Ketiga adalah Elite Akivis, para anak muda yang aktif dalam dunia organisasi internal maupun eksternal kampus di dekade 1960-an. Organisasi mahasiswa menjadi wahana perekrutan pemimpin muda. Kemudian menjamur pula organisasi kepemudaan menjadi saluran mantan aktivis mahasiswa untuk meneruskan aktivismenya. Para mantan aktivis ini kemudian aktif melalui partai politik, dunia akademis, LSM, Ornop, Pers, Ormas keagamaan dan segelitir lainnya masuk ke dunia bisnis.
Benar saja, sesudah tumbangnya Presiden Soeharto, para aktivis itu menjadi motor partai-partai politik dan aktor-aktor politik dominan di Indonesia. Pada era 1990 sampai 2010an, para mantan aktivislah yang mendominasi kursi-kursi lembaga perwakilan dan lembaga eksekutif dari tingkat nasional sampai dengan tingkat kabupaten. Kalangan aktivis dan organisatoris ini menjadi ruling elite baru menggantikan kalangan militer.
Setelah dekade para aktivis ini yang akan menggantikan posisi tersebut adalah para pengusaha, terbukti, para pengusaha mulai muncul mewarnai dunia perpolitikan di negeri ini. mereka memiliki kapital besar, yang tidak punya basis keterkaitan secara ideologi, dan tidak pernah mengenyam pendidikan sebagai aktivis. Sebaliknya, Berbeda denga kita.
Bisa jadi kedepan tidak akan ada Kader PMII atau organisasi kaderisasi berbasis kepemudaan yang akan ikut serta menjadi aktor dalam dunia pemerintahan melalui jalan politik, karena ketidakmampuan kita dalam membaca tren utama bangsa ini. jika perbaikan kapasitas pada kader PMII tidak segera diperbaiki tentu akan menggerogoti organisasi tercita kita ini.

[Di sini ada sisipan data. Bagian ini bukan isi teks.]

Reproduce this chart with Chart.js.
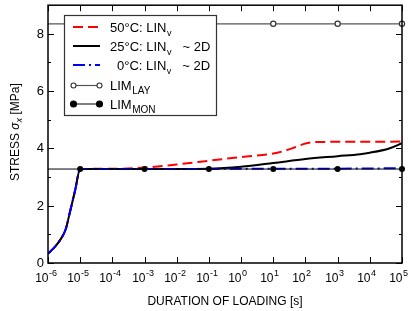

Saat ini dan kedepan, PMII harus mampu merestorasi dirinya serta ikut serta dalam mengambil peran secara koletif dalam masalah sosial, ekonomi, politik, budaya, pendidikan, politik, serta lapisan kehidupan dari bangsa ini. bukan sebagai pengamat, tapi sebagai aktor utama, inilah tantangan kita kedepan.